Speaker
Description
Understanding and visualizing magnetic configurations at the nanoscale is essential for elucidating the mechanisms governing material functionality and optimizing advanced technologies, from energy-efficient devices to next-generation spintronic architectures. One promising technique that provides high spatial resolution imaging of magnetic configurations is dichroic ptychography, a coherent diffractive imaging technique that reconstructs the polarization-dependent complex transmission function of an object. When combined with spectroscopic measurements, this approach yields quantitative complex dichroic spectra with domain selectivity. In this talk, I will discuss three different approaches to magnetic imaging with X-ray ptychography.
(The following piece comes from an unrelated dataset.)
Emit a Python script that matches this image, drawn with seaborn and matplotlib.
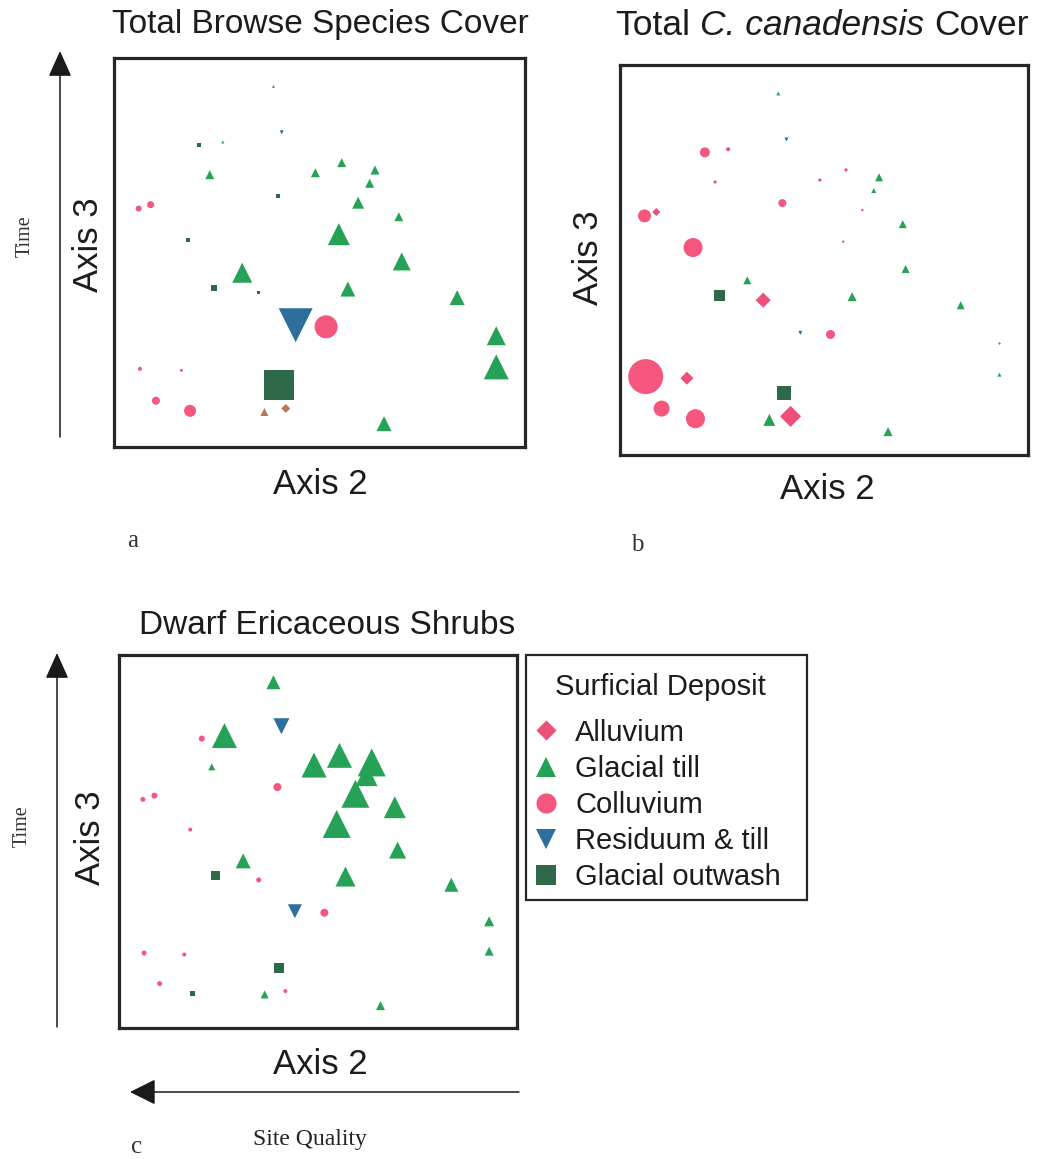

First, when combining it with X-ray magnetic circular dichroism to probe ferromagnetic order, we have found that access to the phase dichroism enables the study of samples an order of magnitude thicker than is possible with soft X-ray absorption-based techniques [1], offering access to a wider range of magnetic samples. Second, this phase contrast also provides an advantage when combined with linear dichroism, enabling higher signal-to-noise imaging of compensated magnetic configurations [2]. Beyond simple ferro- or antiferromagnetic order, there is a growing interest in orbitronics, which has emerged as a potential new field in magnetism, motivating efforts to disentangle spin and orbital contributions in magnetic systems [3]. To this end, we have combined dichroic ptychography with vortex beams carrying orbital angular momentum (OAM), and observe indications of coupling between the beam’s OAM and the sample’s ferromagnetic configuration. With these three approaches, we establish X-ray dichroic ptychography as a flexible, quantitative, and high-resolution approach to measure magnetic materials at the nanoscale.
[1] Neethirajan, J. et al. Phys. Rev. X, 14 (2024).
[2] Raboni-Ferreira, M. et al. arXiv e-prints, 2502.08617 (2025).
[3] Fukami, S. et al. Nat. Phys., 1-7 (2025).